>> Start Data section

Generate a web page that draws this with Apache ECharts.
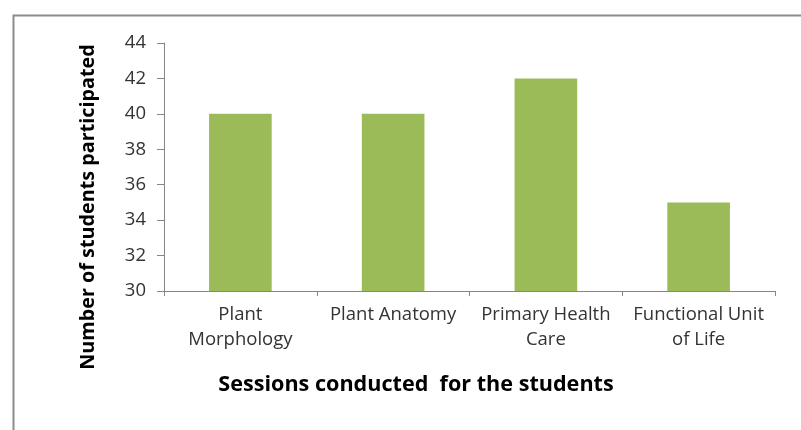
<!DOCTYPE html>
<html><head><meta charset="utf-8">
<script src="https://cdn.jsdelivr.net/npm/echarts@6/dist/echarts.min.js"></script>
<style>html,body{margin:0;padding:0;background:#fff}#c{width:801px;height:430px}</style>
</head><body><div id="c"></div>
<script>
const categories = ['Plant\nMorphology', 'Plant Anatomy', 'Primary Health\nCare', 'Functional Unit\nof Life'];
const values = [40, 40, 42, 35];
const yTitle = 'Number of students participated';
const xTitle = 'Sessions conducted  for the students';
const FONT = '"Open Sans"';
const chart = echarts.init(document.getElementById('c'));
chart.setOption({
  animation: false,
  grid: {left: 164, right: 26, top: 43, bottom: 139, containLabel: false},
  xAxis: {
    type: 'category', data: categories,
    axisLine: {lineStyle: {color: '#868686', width: 1}},
    axisTick: {show: true, alignWithLabel: false, length: 5, lineStyle: {color: '#868686'}},
    axisLabel: {interval: 0, fontFamily: FONT, fontSize: 18.5, color: '#333', lineHeight: 25, margin: 11}
  },
  yAxis: {
    type: 'value', min: 30, max: 44, interval: 2,
    axisLine: {show: true, lineStyle: {color: '#868686'}},
    axisTick: {show: true, length: 7, lineStyle: {color: '#868686'}},
    splitLine: {show: false},
    axisLabel: {fontFamily: FONT, fontSize: 18.5, color: '#333', margin: 18}
  },
  series: [{type: 'bar', data: values, barCategoryGap: '59%', itemStyle: {color: '#9BBB59'}}],
  graphic: [
    {type: 'rect', left: 11, top: 13, shape: {width: 800, height: 420}, style: {fill: 'none', stroke: '#8c8c8c', lineWidth: 2}},
    {type: 'text', x: 88, y: 207, rotation: Math.PI / 2, style: {text: yTitle, font: 'bold 19.8px ' + FONT, fill: '#000', textAlign: 'center', textVerticalAlign: 'middle'}},
    {type: 'text', x: 416, y: 385, style: {text: xTitle, font: 'bold 21.6px ' + FONT, fill: '#000', textAlign: 'center', textVerticalAlign: 'middle'}}
  ]
});
</script></body></html>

>> End Data section

_Given problem_:
Omit the pictures, and quote the material above exactly as given.

_Problem solution_:
Generate a web page that draws this with Apache ECharts.
<!DOCTYPE html>
<html><head><meta charset="utf-8">
<script src="https://cdn.jsdelivr.net/npm/echarts@6/dist/echarts.min.js"></script>
<style>html,body{margin:0;padding:0;background:#fff}#c{width:801px;height:430px}</style>
</head><body><div id="c"></div>
<script>
const categories = ['Plant\nMorphology', 'Plant Anatomy', 'Primary Health\nCare', 'Functional Unit\nof Life'];
const values = [40, 40, 42, 35];
const yTitle = 'Number of students participated';
const xTitle = 'Sessions conducted  for the students';
const FONT = '"Open Sans"';
const chart = echarts.init(document.getElementById('c'));
chart.setOption({
  animation: false,
  grid: {left: 164, right: 26, top: 43, bottom: 139, containLabel: false},
  xAxis: {
    type: 'category', data: categories,
    axisLine: {lineStyle: {color: '#868686', width: 1}},
    axisTick: {show: true, alignWithLabel: false, length: 5, lineStyle: {color: '#868686'}},
    axisLabel: {interval: 0, fontFamily: FONT, fontSize: 18.5, color: '#333', lineHeight: 25, margin: 11}
  },
  yAxis: {
    type: 'value', min: 30, max: 44, interval: 2,
    axisLine: {show: true, lineStyle: {color: '#868686'}},
    axisTick: {show: true, length: 7, lineStyle: {color: '#868686'}},
    splitLine: {show: false},
    axisLabel: {fontFamily: FONT, fontSize: 18.5, color: '#333', margin: 18}
  },
  series: [{type: 'bar', data: values, barCategoryGap: '59%', itemStyle: {color: '#9BBB59'}}],
  graphic: [
    {type: 'rect', left: 11, top: 13, shape: {width: 800, height: 420}, style: {fill: 'none', stroke: '#8c8c8c', lineWidth: 2}},
    {type: 'text', x: 88, y: 207, rotation: Math.PI / 2, style: {text: yTitle, font: 'bold 19.8px ' + FONT, fill: '#000', textAlign: 'center', textVerticalAlign: 'middle'}},
    {type: 'text', x: 416, y: 385, style: {text: xTitle, font: 'bold 21.6px ' + FONT, fill: '#000', textAlign: 'center', textVerticalAlign: 'middle'}}
  ]
});
</script></body></html>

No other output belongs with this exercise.